As part of the non-investment-grade allocation component of our investment program, we had unfunded commitments of $9.4 million at June 30, 2012, related to alternative investments that are primarily private equity structures. These commitments have capital calls expected through 2015, with the possibility of additional calls through 2017, and certain fixed expiration dates or other termination clauses.
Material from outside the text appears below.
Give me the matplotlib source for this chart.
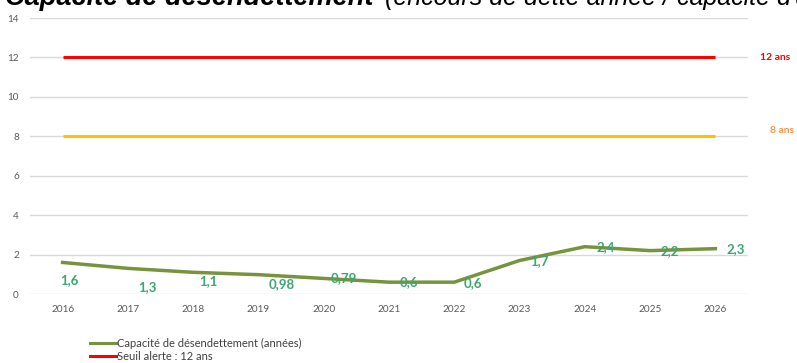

Our mortgage insurance business provides an outsourced underwriting service to its customers known as contract underwriting. Typically, we agree that if we make a material error in underwriting a loan, we will provide a remedy to the customer, by purchasing the loan or placing additional mortgage insurance coverage on the loan, or by indemnifying the customer against loss up to a maximum specified amount. By providing these remedies, we assume some credit risk and interest-rate risk if an error is found during the limited remedy period in the agreements governing our provision of contract underwriting services. Recently, we limited the recourse available to our contract underwriting customers to apply only to those loans that are simultaneously underwritten for compliance with secondary market compliance and for potential mortgage insurance. In the first half of 2012, we paid losses related to contract underwriting remedies of approximately $4.3 million. Rising mortgage interest rates or further economic uncertainty may expose our mortgage insurance business to an increase in such costs. In the first half of 2012, our provision for contract underwriting expenses was approximately $3.0 million and our reserve for contract underwriting obligations at June 30, 2012, was $3.2 million. We monitor this risk and negotiate our underwriting fee structure and recourse agreements on a client-by-client basis. We also routinely audit the performance of our contract underwriters.
We have incentive, retention and severance agreements with certain employees in our financial guaranty business. The total cost expected to be incurred under these agreements is $9.2 million, of which $2.0 million of unearned retention expense has not been recorded as of June 30, 2012. The remaining cost for these agreements is expected to be recorded by the end of 2013.